More than 25 million Russians reside abroad, of whom some 17 million live in
the Commonwealth of Independent States, the ministry said.
Following the collapse of the Soviet Union, Russians have been leaving the
country in droves, many seeking a better life in the West. Among wealthy
Russians, London, which is jokingly called Moscow on the Thames, has become a
favorite destination.
In its Russian Economic Report released last week, the World Bank said Russia
was in the midst of a "severe demographic crisis," with aging and depopulation
likely to continue for decades.
Asked whether the newly created department would be enticing Russians to come
back home, Mikhail Troyansky, a Foreign Ministry spokesman, said the department
would be dealing with a "wide range of issues" including this one, but declined
to elaborate.
The World Bank said Russia would need to seriously reconsider its immigration
policy to attract not only Russians but also "a huge potential migrant pool of
millions of skilled Russian-speaking residents in former Soviet countries."
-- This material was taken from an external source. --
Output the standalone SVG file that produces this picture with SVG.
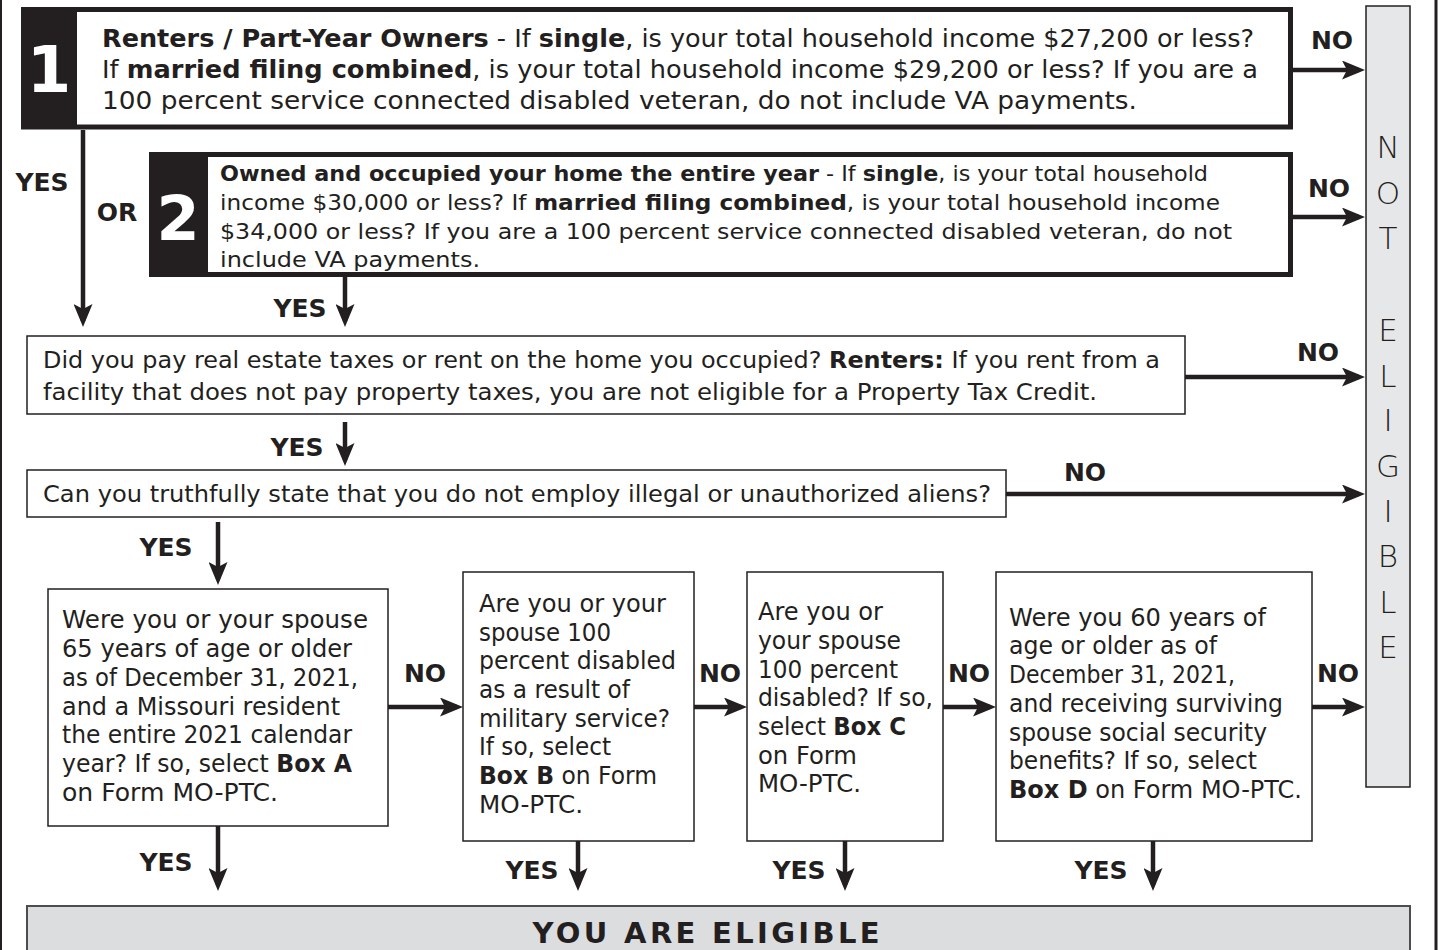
<svg xmlns="http://www.w3.org/2000/svg" width="1438" height="950" viewBox="0 0 1438 950">
<style>
.t{font-family:"DejaVu Sans","Liberation Sans",sans-serif;fill:#231f20}
.b{font-weight:bold}
.s25{font-size:25px}
.s22{font-size:22px}
.s23{font-size:22.5px}
.s24{font-size:24px}
.lbl{font-family:"DejaVu Sans","Liberation Sans",sans-serif;font-weight:bold;font-size:25px;fill:#231f20;text-anchor:middle}
.box{fill:#fff;stroke:#231f20;stroke-width:1.5}
.thick{fill:#fff;stroke:#231f20;stroke-width:5}
.panel{fill:#231f20}
.num{font-family:"DejaVu Sans","Liberation Sans",sans-serif;font-weight:bold;fill:#fff;text-anchor:middle}
.ne{font-family:"DejaVu Sans","Liberation Sans",sans-serif;font-weight:200;font-size:31px;fill:#231f20;text-anchor:middle}
.conn path{fill:none;stroke:#231f20;stroke-width:4.5;marker-end:url(#ah)}
</style>
<defs>
<marker id="ah" markerUnits="userSpaceOnUse" markerWidth="23" markerHeight="19" refX="17" refY="9.5" orient="auto">
<path d="M0,0 L23,9.5 L0,19 L5,9.5 Z" fill="#231f20"/>
</marker>
</defs>
<rect x="0" y="0" width="1438" height="950" fill="#fff"/>
<line x1="1" y1="0" x2="1" y2="950" stroke="#231f20" stroke-width="2"/>
<line x1="1436" y1="0" x2="1436" y2="950" stroke="#231f20" stroke-width="3"/>

<g id="box1">
<rect class="thick" x="23.5" y="9.5" width="1267" height="117.5"/>
<rect class="panel" x="21" y="7" width="56" height="122"/>
<text class="num" x="49" y="92" font-size="64">1</text>
<text class="t s25" x="102" y="47" textLength="1152" lengthAdjust="spacingAndGlyphs"><tspan class="b">Renters / Part-Year Owners</tspan> - If <tspan class="b">single</tspan>, is your total household income $27,200 or less?</text>
<text class="t s25" x="102" y="78" textLength="1156" lengthAdjust="spacingAndGlyphs">If <tspan class="b">married filing combined</tspan>, is your total household income $29,200 or less? If you are a</text>
<text class="t s25" x="102" y="109" textLength="1035" lengthAdjust="spacingAndGlyphs">100 percent service connected disabled veteran, do not include VA payments.</text>
</g>

<g id="box2">
<rect class="thick" x="151.5" y="154.5" width="1139" height="120"/>
<rect class="panel" x="149" y="152" width="59" height="125"/>
<text class="num" x="178" y="240" font-size="62">2</text>
<text class="t s22" x="220" y="181" textLength="988" lengthAdjust="spacingAndGlyphs"><tspan class="b">Owned and occupied your home the entire year</tspan> - If <tspan class="b">single</tspan>, is your total household</text>
<text class="t s22" x="220" y="210" textLength="1000" lengthAdjust="spacingAndGlyphs">income $30,000 or less? If <tspan class="b">married filing combined</tspan>, is your total household income</text>
<text class="t s22" x="220" y="239" textLength="1012" lengthAdjust="spacingAndGlyphs">$34,000 or less? If you are a 100 percent service connected disabled veteran, do not</text>
<text class="t s22" x="220" y="267" textLength="260" lengthAdjust="spacingAndGlyphs">include VA payments.</text>
</g>

<g id="box3">
<rect class="box" x="27" y="336" width="1158" height="78"/>
<text class="t s23" x="43" y="368" textLength="1117" lengthAdjust="spacingAndGlyphs">Did you pay real estate taxes or rent on the home you occupied? <tspan class="b">Renters:</tspan> If you rent from a</text>
<text class="t s23" x="43" y="400" textLength="1054" lengthAdjust="spacingAndGlyphs">facility that does not pay property taxes, you are not eligible for a Property Tax Credit.</text>
</g>

<g id="box4">
<rect class="box" x="27" y="470" width="979" height="47"/>
<text class="t s23" x="43" y="502" textLength="948" lengthAdjust="spacingAndGlyphs">Can you truthfully state that you do not employ illegal or unauthorized aliens?</text>
</g>

<g id="boxA">
<rect class="box" x="48" y="589" width="340" height="237"/>
<text class="t s24" x="62" y="628" textLength="306" lengthAdjust="spacingAndGlyphs">Were you or your spouse</text>
<text class="t s24" x="62" y="657" textLength="290" lengthAdjust="spacingAndGlyphs">65 years of age or older</text>
<text class="t s24" x="62" y="686" textLength="296" lengthAdjust="spacingAndGlyphs">as of December 31, 2021,</text>
<text class="t s24" x="62" y="715" textLength="278" lengthAdjust="spacingAndGlyphs">and a Missouri resident</text>
<text class="t s24" x="62" y="743" textLength="290" lengthAdjust="spacingAndGlyphs">the entire 2021 calendar</text>
<text class="t s24" x="62" y="772" textLength="290" lengthAdjust="spacingAndGlyphs">year? If so, select <tspan class="b">Box A</tspan></text>
<text class="t s24" x="62" y="801" textLength="216" lengthAdjust="spacingAndGlyphs">on Form MO-PTC.</text>
</g>

<g id="boxB">
<rect class="box" x="463" y="572" width="231" height="269"/>
<text class="t s24" x="479" y="612" textLength="187" lengthAdjust="spacingAndGlyphs">Are you or your</text>
<text class="t s24" x="479" y="641" textLength="132" lengthAdjust="spacingAndGlyphs">spouse 100</text>
<text class="t s24" x="479" y="669" textLength="197" lengthAdjust="spacingAndGlyphs">percent disabled</text>
<text class="t s24" x="479" y="698" textLength="151" lengthAdjust="spacingAndGlyphs">as a result of</text>
<text class="t s24" x="479" y="727" textLength="191" lengthAdjust="spacingAndGlyphs">military service?</text>
<text class="t s24" x="479" y="755" textLength="132" lengthAdjust="spacingAndGlyphs">If so, select</text>
<text class="t s24" x="479" y="784" textLength="178" lengthAdjust="spacingAndGlyphs"><tspan class="b">Box B</tspan> on Form</text>
<text class="t s24" x="479" y="813" textLength="104" lengthAdjust="spacingAndGlyphs">MO-PTC.</text>
</g>

<g id="boxC">
<rect class="box" x="747" y="572" width="196" height="269"/>
<text class="t s24" x="758" y="620" textLength="125" lengthAdjust="spacingAndGlyphs">Are you or</text>
<text class="t s24" x="758" y="649" textLength="143" lengthAdjust="spacingAndGlyphs">your spouse</text>
<text class="t s24" x="758" y="678" textLength="140" lengthAdjust="spacingAndGlyphs">100 percent</text>
<text class="t s24" x="758" y="706" textLength="175" lengthAdjust="spacingAndGlyphs">disabled? If so,</text>
<text class="t s24" x="758" y="735" textLength="148" lengthAdjust="spacingAndGlyphs">select <tspan class="b">Box C</tspan></text>
<text class="t s24" x="758" y="764" textLength="99" lengthAdjust="spacingAndGlyphs">on Form</text>
<text class="t s24" x="758" y="792" textLength="103" lengthAdjust="spacingAndGlyphs">MO-PTC.</text>
</g>

<g id="boxD">
<rect class="box" x="996" y="572" width="316" height="269"/>
<text class="t s24" x="1009" y="626" textLength="257" lengthAdjust="spacingAndGlyphs">Were you 60 years of</text>
<text class="t s24" x="1009" y="654" textLength="208" lengthAdjust="spacingAndGlyphs">age or older as of</text>
<text class="t s24" x="1009" y="683" textLength="226" lengthAdjust="spacingAndGlyphs">December 31, 2021,</text>
<text class="t s24" x="1009" y="712" textLength="274" lengthAdjust="spacingAndGlyphs">and receiving surviving</text>
<text class="t s24" x="1009" y="741" textLength="258" lengthAdjust="spacingAndGlyphs">spouse social security</text>
<text class="t s24" x="1009" y="769" textLength="248" lengthAdjust="spacingAndGlyphs">benefits? If so, select</text>
<text class="t s24" x="1009" y="798" textLength="293" lengthAdjust="spacingAndGlyphs"><tspan class="b">Box D</tspan> on Form MO-PTC.</text>
</g>

<g id="notEligible">
<rect x="1366" y="6" width="44" height="781" fill="#e6e7e8" stroke="#231f20" stroke-width="1.5"/>
<text class="ne" x="1388" y="158">N</text>
<text class="ne" x="1388" y="204">O</text>
<text class="ne" x="1388" y="249">T</text>
<text class="ne" x="1388" y="341">E</text>
<text class="ne" x="1388" y="387">L</text>
<text class="ne" x="1388" y="431">I</text>
<text class="ne" x="1388" y="477">G</text>
<text class="ne" x="1388" y="522">I</text>
<text class="ne" x="1388" y="567">B</text>
<text class="ne" x="1388" y="613">L</text>
<text class="ne" x="1388" y="658">E</text>
</g>

<g id="eligible">
<rect x="27" y="906" width="1383" height="60" fill="#dcddde" stroke="#4d4d4f" stroke-width="2"/>
<text x="706" y="943" font-family="DejaVu Sans, Liberation Sans, sans-serif" font-weight="bold" font-size="29" fill="#231f20" text-anchor="middle" textLength="347" lengthAdjust="spacing">YOU ARE ELIGIBLE</text>
</g>

<g id="connectors" class="conn">
<path d="M1293,70 H1359"/>
<path d="M1293,217 H1359"/>
<path d="M83,130 V321"/>
<path d="M345,277 V321"/>
<path d="M1185,377 H1359"/>
<path d="M345,422 V460"/>
<path d="M1006,494 H1359"/>
<path d="M218,522 V579"/>
<path d="M388,707 H457"/>
<path d="M694,707 H741"/>
<path d="M943,707 H990"/>
<path d="M1312,707 H1359"/>
<path d="M218,826 V885"/>
<path d="M578,841 V885"/>
<path d="M845,841 V885"/>
<path d="M1153,841 V885"/>
<text class="lbl" x="1332" y="49">NO</text>
<text class="lbl" x="1329" y="197">NO</text>
<text class="lbl" x="42" y="191">YES</text>
<text class="lbl" x="117" y="221">OR</text>
<text class="lbl" x="300" y="317">YES</text>
<text class="lbl" x="1318" y="361">NO</text>
<text class="lbl" x="297" y="456">YES</text>
<text class="lbl" x="1085" y="481">NO</text>
<text class="lbl" x="166" y="556">YES</text>
<text class="lbl" x="425" y="682">NO</text>
<text class="lbl" x="720" y="682">NO</text>
<text class="lbl" x="969" y="682">NO</text>
<text class="lbl" x="1338" y="682">NO</text>
<text class="lbl" x="166" y="871">YES</text>
<text class="lbl" x="532" y="879">YES</text>
<text class="lbl" x="799" y="879">YES</text>
<text class="lbl" x="1101" y="879">YES</text>
</g>
</svg>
"It's time to introduce a point-based system" for the evaluation of potential
migrants, the World Bank's chief economist for Russia, John Litwack, said at the
report's presentation last week.
The country's shrinking work force has led to predictions of future economic
losses.
The problem will become particularly acute in 2007 and Russia will need an
annual inflow of 1 million immigrants to keep the economy going, the World Bank
report said.
In his state-of-the-nation address in April, President Vladimir Putin said
that Russia was "interested in an influx of qualified legal workers" and that
immigration policy reform should be a national priority.